Cumplo años y me doy cuenta de cómo envejezco porque cuento la edad que tengo en función del año en el que vivo (cuando abrí los ojos, esta mañana, pensé: “¿43 o 44? Ah! 43, que estamos en 2017”). Ojalá nunca olvide el año en que nací.
Mi cumpleaños era la fecha más importante de cada año, para mí. No entendía como mi madre, mi padre, mis abuelos, podían pasar por encima del día de sus propios cumpleaños sin pena ni gloria. Ahora ya lo entiendo.
El nacimiento de mi próximo sobrino. El cumpleaños de mi hijo, la celebración de nuestro primer encuentro, el día en el que lanzaré mi nuevo proyecto profesional, el cumpleaños de mi novio, los días de Nochebuena y Reyes… Esos son, ahora, mis días importantes. Con los años, el foco se va dirigiendo hacia fuera.

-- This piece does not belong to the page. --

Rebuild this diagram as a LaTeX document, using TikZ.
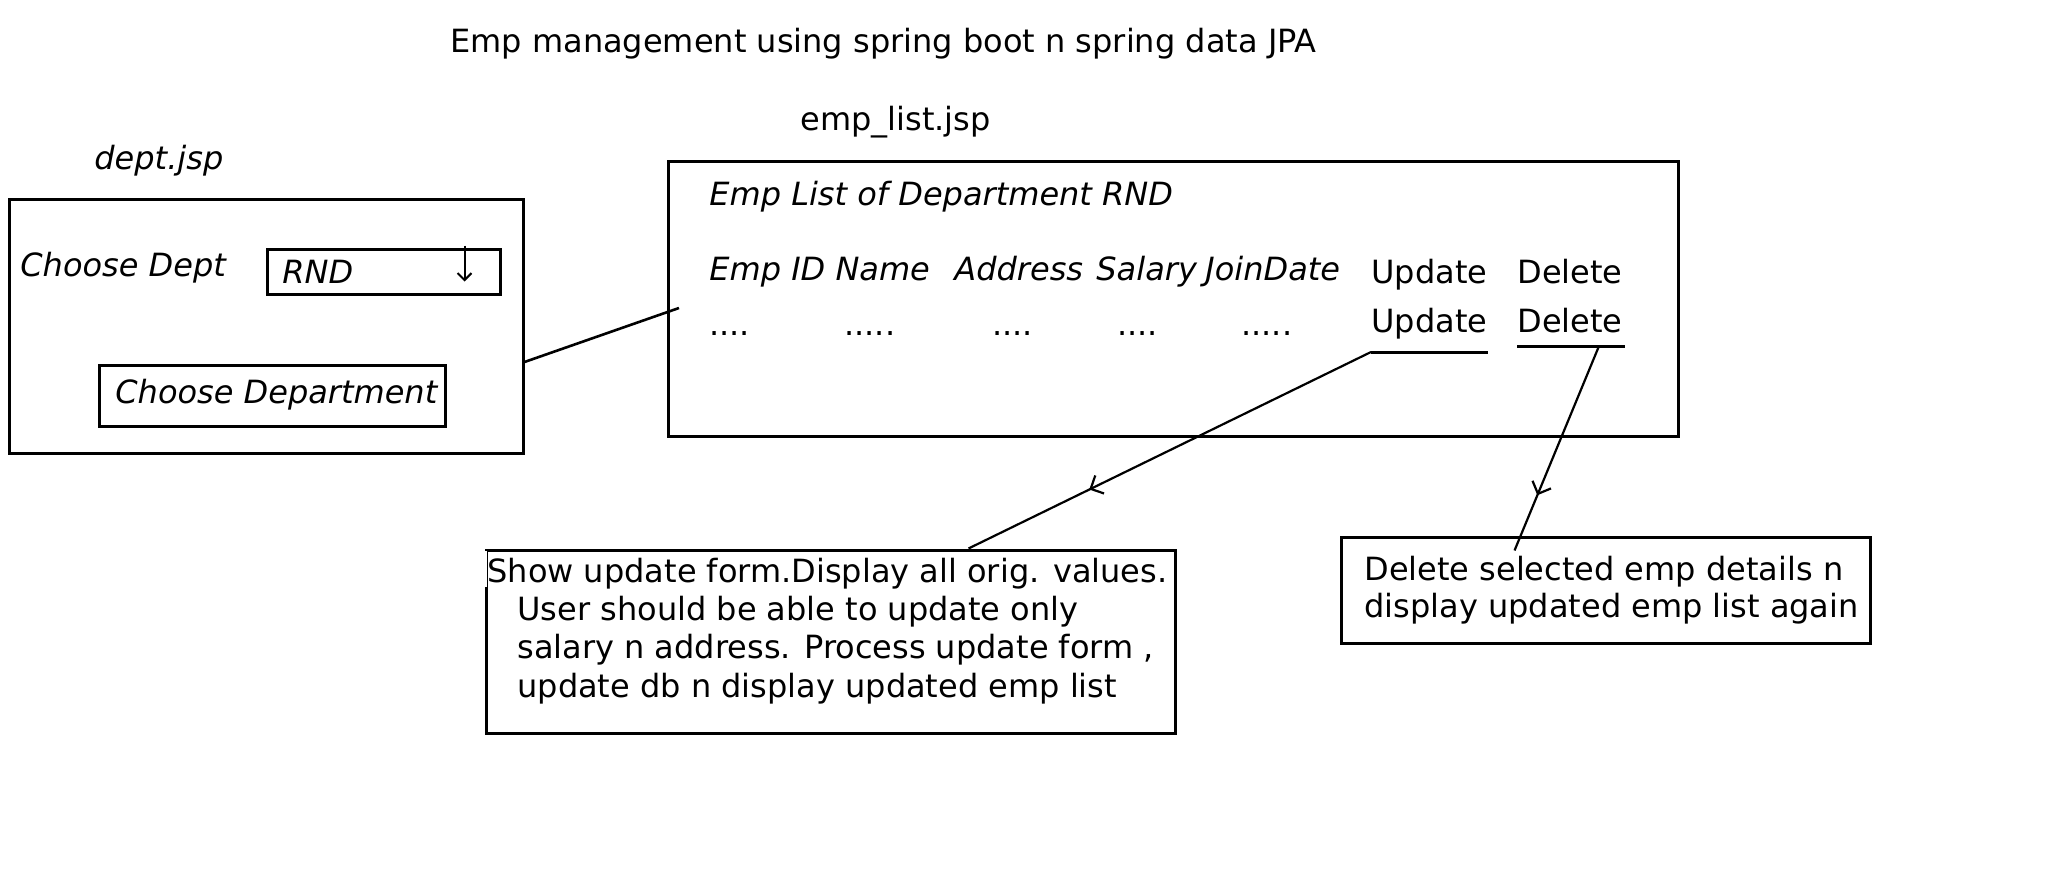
\documentclass[tikz,border=0pt]{standalone}
\usepackage{fontspec}
\setmainfont{DejaVu Sans}
\usetikzlibrary{arrows.meta,decorations.markings,positioning,calc}

\begin{document}
\begin{tikzpicture}[x=0.5pt,y=-0.5pt,
    txt/.style={anchor=base west, inner sep=0pt, font=\fontsize{16}{19}\selectfont},
    itxt/.style={txt, font=\fontsize{16}{19}\selectfont\itshape},
    frame/.style={draw, line width=1.5pt, inner sep=0pt},
    link/.style={line width=1.1pt},
    underl/.style={line width=1.5pt},
    midarrow/.style={link, decoration={markings,
        mark=at position #1 with {\arrow{Straight Barb[length=5pt,width=10pt]}}},
      postaction={decorate}}]
      \fill[white] (0,0) rectangle (2064,888);
      \useasboundingbox (0,0) rectangle (2064,888);
      %
      \node[txt] (title) at (450,53) {Emp management using spring boot n spring data JPA};
      \node[txt] (emplistjsp) at (800,130) {emp\_list.jsp};
      \node[itxt] (deptjsp) at (94,169) {dept.jsp};
      %
      % dept.jsp page
      \node[frame, minimum width=257pt, minimum height=127pt] (dept) at (266,326) {};
      \node[itxt] (choose) at (20,276) {Choose Dept};
      \node[frame, minimum width=116.5pt, minimum height=22.5pt] (rnd) at (383.5,271.5) {};
      \node[itxt] (rndtxt) at (282,283) {RND};
      \draw[line width=1pt, -{Straight Barb[length=3.5pt,width=7pt]}]
        ([xshift=-18.5pt,yshift=1pt]rnd.north east) -- ++(0,36);
      \node[frame, minimum width=173pt, minimum height=30.5pt] (btn) at (272,395.5) {};
      \node[itxt] (btntxt) at (115,403) {Choose Department};
      %
      % emp_list.jsp page
      \node[frame, minimum width=505pt, minimum height=137.5pt] (emp) at (1173,298.5) {};
      \node[itxt] (emphead) at (709,205) {Emp List of Department RND};
      \node[itxt] (colname) at (709,280) {Emp ID Name};
      \node[itxt] (coladdr) at (954,280) {Address};
      \node[itxt] (colsal) at (1096,280) {Salary};
      \node[itxt] (coljoin) at (1205,280) {JoinDate};
      \node[txt] (upd1) at (1371,283) {Update};
      \node[txt] (del1) at (1517,283) {Delete};
      \node[txt] (dotid) at (709,335) {....};
      \node[txt] (dotname) at (844,335) {.....};
      \node[txt] (dotaddr) at (992,335) {....};
      \node[txt] (dotsal) at (1117,335) {....};
      \node[txt] (dotjoin) at (1241,335) {.....};
      \node[txt] (upd2) at (1371,332) {Update};
      \node[txt] (del2) at (1517,332) {Delete};
      \coordinate (updU) at ([yshift=-10pt]upd2.base west);
      \coordinate (delU) at ([yshift=-7pt]del2.base west);
      \draw[underl] (updU) -- ++(117,0);
      \draw[underl] (delU) -- ++(108,0);
      %
      \coordinate (pick) at (679,308);
      \draw[line width=1.3pt] ([yshift=-18pt]dept.east) -- (pick);
      %
      % update form
      \node[frame, minimum width=344.5pt, minimum height=91.5pt] (updbox) at (830.5,641.5) {};
      \fill[white] ([shift={(-2,2)}]updbox.north west) rectangle ([shift={(2,38)}]updbox.north west);
      \node[txt] (upd1l) at (487,582) {Show update form.Display all orig. values.};
      \node[txt] (upd2l) at (517,620) {User should be able to update only};
      \node[txt] (upd3l) at (517,658) {salary n address. Process update form ,};
      \node[txt] (upd4l) at (517,697) {update db n display updated emp list};
      %
      % delete
      \node[frame, minimum width=264.5pt, minimum height=53pt] (delbox) at (1605.5,590) {};
      \node[txt] (del1l) at (1364,580) {Delete selected emp details n};
      \node[txt] (del2l) at (1364,617) {display updated emp list again};
      %
      \draw[midarrow=0.7] (updU) -- ([xshift=242pt]updbox.north west);
      \draw[midarrow=0.73] ([xshift=41pt]delU) -- ([xshift=87.5pt,yshift=-7.5pt]delbox.north west);
    \end{tikzpicture}
\end{document}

No me siento mayor, la verdad. A veces miro mi cara en el espejo y me cuesta entender que esas arrugas, esa mueca imborrable, esa piel que sobra es mía. Por suerte, sigo teniendo las tetas en su sitio…
Pero por dentro, por dentro es por donde más noto mi cambio. Y me gusta. Me siento más segura, más tranquila, más independiente y más yo.
La vida, en cada golpe que te arrea, te puede dar una lección si estás lo suficientemente atenta y abierta para recibirla. Yo no lo he estado en muchas ocasiones, pero en otras sí. Y he aprendido mucho y he dejado pasar lecciones de las que ahora me arrepiento de no haber extraído casi nada.
Hace unas semanas he temido la muerte por primera vez. Nunca antes había temido la muerte si no era con dolor, porque es el sufrimiento lo que me aterra. Pero, pensando en lo que dejaba aquí y en su sufrimiento, temí por él, por no poder acompañarlo ni librarlo de sus males.
Los años pasan y nosotros pasamos a la misma velocidad. Ahora más rápido que antes, porque el camino que nos queda es cada vez más corto.
Pensándolo bien, solo le pido a la muerte que me permita conocer a todos mis nietos el tiempo suficiente para que ellos me recuerden.